Information shown:
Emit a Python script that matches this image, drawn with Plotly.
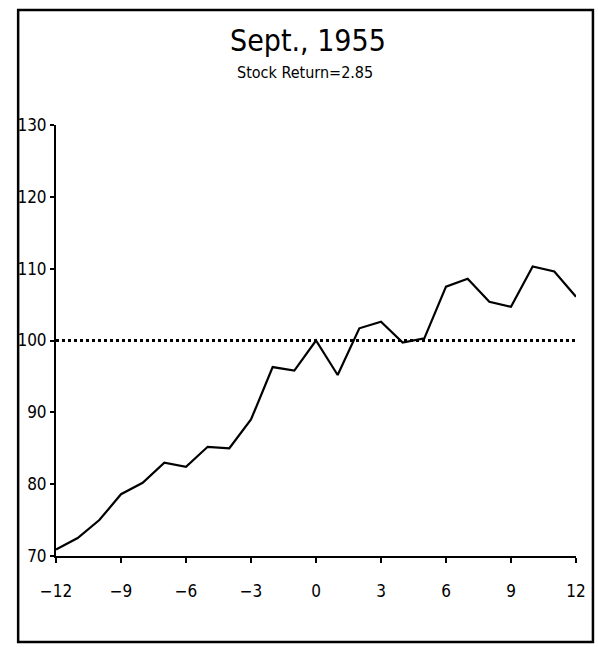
import plotly.graph_objects as go

months = list(range(-12, 13))
index_values = [70.9, 72.5, 75.0, 78.6, 80.2, 83.0, 82.4, 85.2, 85.0, 89.0,
                96.3, 95.8, 100.0, 95.2, 101.7, 102.6, 99.7, 100.3, 107.5,
                108.6, 105.4, 104.7, 110.3, 109.6, 106.1]
ref_level = 100
x_ticks = [-12, -9, -6, -3, 0, 3, 6, 9, 12]
y_ticks = [70, 80, 90, 100, 110, 120, 130]
title_text = "Sept., 1955"
subtitle_text = "Stock Return=2.85"

W, H = 598, 647
L, R, T, B = 56, 20, 125, 91
pw, ph = W - L - R, H - T - B

def px_x(p):
    return (p - L) / pw

def px_y(p):
    return (H - B - p) / ph

FONT = "DejaVu Sans Condensed, Liberation Sans Narrow, DejaVu Sans, sans-serif"

fig = go.Figure()
fig.add_trace(go.Scatter(x=[months[0], months[-1]], y=[ref_level, ref_level],
                         mode="lines", line=dict(color="black", width=3, dash="dot"),
                         hoverinfo="skip", showlegend=False))
fig.add_trace(go.Scatter(x=months, y=index_values, mode="lines",
                         line=dict(color="black", width=2.2), showlegend=False))

fig.add_shape(type="rect", xref="paper", yref="paper",
              x0=px_x(18), x1=px_x(595), y0=px_y(642), y1=px_y(10),
              line=dict(color="black", width=2.5), fillcolor="rgba(0,0,0,0)")

fig.add_annotation(text=title_text, xref="paper", yref="paper",
                   x=px_x(309), y=px_y(40), showarrow=False,
                   font=dict(family=FONT, size=30, color="black"),
                   xanchor="center", yanchor="middle")
fig.add_annotation(text=subtitle_text, xref="paper", yref="paper",
                   x=px_x(306), y=px_y(73), showarrow=False,
                   font=dict(family=FONT, size=16, color="black"),
                   xanchor="center", yanchor="middle")

fig.update_layout(
    width=W, height=H,
    margin=dict(l=L, r=R, t=T, b=B),
    paper_bgcolor="white", plot_bgcolor="white",
    font=dict(family=FONT, color="black"),
)
fig.update_xaxes(range=[-12, 12], tickvals=x_ticks,
                 ticktext=[("\u2212" + str(-v)) if v < 0 else str(v) for v in x_ticks],
                 showgrid=False, zeroline=False, showline=True, linecolor="black",
                 linewidth=2, ticks="outside", ticklen=5, tickwidth=1.5, tickcolor="black",
                 tickfont=dict(size=17, family=FONT), ticklabelstandoff=14)
fig.update_yaxes(range=[70, 130], tickvals=y_ticks,
                 showgrid=False, zeroline=False, showline=True, linecolor="black",
                 linewidth=2, ticks="outside", ticklen=4, tickwidth=1.5, tickcolor="black",
                 tickfont=dict(size=17, family=FONT), ticklabelstandoff=0)

fig.write_html("out.html", config={"displayModeBar": False},
               post_script="document.body.style.margin='0px';document.body.style.overflow='hidden';")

What the task requires: Except for the pictures, give all the material above again verbatim.

Exercise solution:
Emit a Python script that matches this image, drawn with Plotly.
import plotly.graph_objects as go

months = list(range(-12, 13))
index_values = [70.9, 72.5, 75.0, 78.6, 80.2, 83.0, 82.4, 85.2, 85.0, 89.0,
                96.3, 95.8, 100.0, 95.2, 101.7, 102.6, 99.7, 100.3, 107.5,
                108.6, 105.4, 104.7, 110.3, 109.6, 106.1]
ref_level = 100
x_ticks = [-12, -9, -6, -3, 0, 3, 6, 9, 12]
y_ticks = [70, 80, 90, 100, 110, 120, 130]
title_text = "Sept., 1955"
subtitle_text = "Stock Return=2.85"

W, H = 598, 647
L, R, T, B = 56, 20, 125, 91
pw, ph = W - L - R, H - T - B

def px_x(p):
    return (p - L) / pw

def px_y(p):
    return (H - B - p) / ph

FONT = "DejaVu Sans Condensed, Liberation Sans Narrow, DejaVu Sans, sans-serif"

fig = go.Figure()
fig.add_trace(go.Scatter(x=[months[0], months[-1]], y=[ref_level, ref_level],
                         mode="lines", line=dict(color="black", width=3, dash="dot"),
                         hoverinfo="skip", showlegend=False))
fig.add_trace(go.Scatter(x=months, y=index_values, mode="lines",
                         line=dict(color="black", width=2.2), showlegend=False))

fig.add_shape(type="rect", xref="paper", yref="paper",
              x0=px_x(18), x1=px_x(595), y0=px_y(642), y1=px_y(10),
              line=dict(color="black", width=2.5), fillcolor="rgba(0,0,0,0)")

fig.add_annotation(text=title_text, xref="paper", yref="paper",
                   x=px_x(309), y=px_y(40), showarrow=False,
                   font=dict(family=FONT, size=30, color="black"),
                   xanchor="center", yanchor="middle")
fig.add_annotation(text=subtitle_text, xref="paper", yref="paper",
                   x=px_x(306), y=px_y(73), showarrow=False,
                   font=dict(family=FONT, size=16, color="black"),
                   xanchor="center", yanchor="middle")

fig.update_layout(
    width=W, height=H,
    margin=dict(l=L, r=R, t=T, b=B),
    paper_bgcolor="white", plot_bgcolor="white",
    font=dict(family=FONT, color="black"),
)
fig.update_xaxes(range=[-12, 12], tickvals=x_ticks,
                 ticktext=[("\u2212" + str(-v)) if v < 0 else str(v) for v in x_ticks],
                 showgrid=False, zeroline=False, showline=True, linecolor="black",
                 linewidth=2, ticks="outside", ticklen=5, tickwidth=1.5, tickcolor="black",
                 tickfont=dict(size=17, family=FONT), ticklabelstandoff=14)
fig.update_yaxes(range=[70, 130], tickvals=y_ticks,
                 showgrid=False, zeroline=False, showline=True, linecolor="black",
                 linewidth=2, ticks="outside", ticklen=4, tickwidth=1.5, tickcolor="black",
                 tickfont=dict(size=17, family=FONT), ticklabelstandoff=0)

fig.write_html("out.html", config={"displayModeBar": False},
               post_script="document.body.style.margin='0px';document.body.style.overflow='hidden';")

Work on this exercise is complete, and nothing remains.